Request new website in AEM
- Users MUST have touch UI training in order to request a new site.
- When requesting a new site, provide the web address that will eventually go live.
- To avoid future renaming issues, do not include "test", "dev" or other temporary labels in your requests.
- If you request a site name that is currently in our development environment, we will notify you and request it be deleted before your new development site is created.
If a development site is not edited within six months of creation, it will be deleted without notice. If there was initial development but the site has remained unedited for more than one year, the site owner/author will be contacted and the site will be removed.
- All new websites are created in the AEM development environment - https://aemauthor.dev.torontomu.ca/aem/start.html
- Users must complete training before getting access to the development environment.
Dev is the working environment made available to Toronto Metropolitan University employees to design and build new websites (or redesign existing sites).
The development environment simulates the production environment (as closely as possible).
Content authors can build new sites using all available templates, components and features.
All updates and customizations that are available in production are made available for use in the development environment.
Users can publish content and provide a unique development URL for approvers to review content before it goes live. For example: dev.torontomu.ca/your-site-name
If you are planning a major site change or redesign, this work should be done in development.
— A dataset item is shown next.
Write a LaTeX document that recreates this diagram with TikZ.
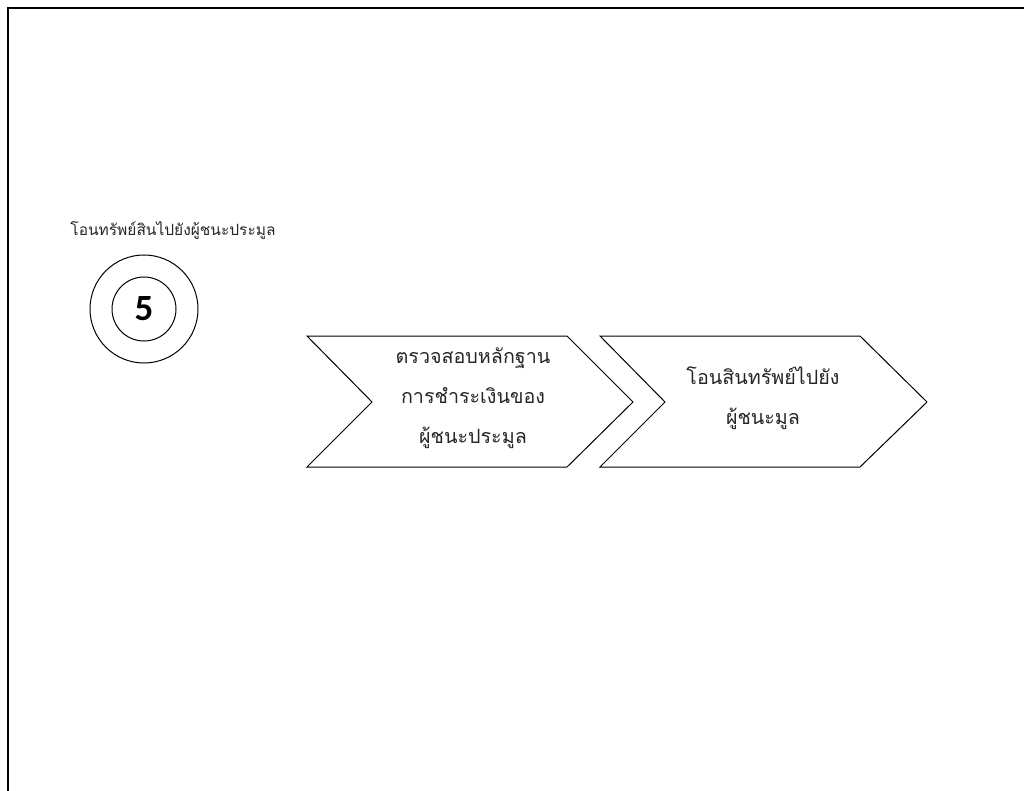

- Once the site is moved to production, authors will modify, create and publish content in production, not in dev.
As per AODA requirements, all Toronto Metropolitan websites and web content (including uploaded files such as Word, PDF, PPT, etc.) must adhere to Level AA of the Web Content Accessibility Guidelines 2.0 (WCAG 2.0 (external link, opens in new window) ) by January 2021.
Websites containing accessibility issues may risk having there site publication delayed. Otherwise, issues must be remediated as soon as possible after publication.
Making your website accessible means removing barriers to ensure all visitors have equal access to information. In addition to being inclusive, there are some aspects of web accessibility that can complement search engine optimization (SEO). For more information, please read Accessibility & SEO.
If you have any questions or would like some support, please contact Adam Chaboryk, IT accessibility specialist.
The Toronto Metropolitan University domain and its subdomains are reserved for all Toronto Metropolitan University online initiatives and activities.
To request a subdomain, please use this Subdomain Request Form (opens in new window) (CCS website).
When making the request, be sure to indicate the business case for the subdomain and where the subdomain should resolve (usually a domain or IP address). The request must be accompanied by written approval by your director or Dean.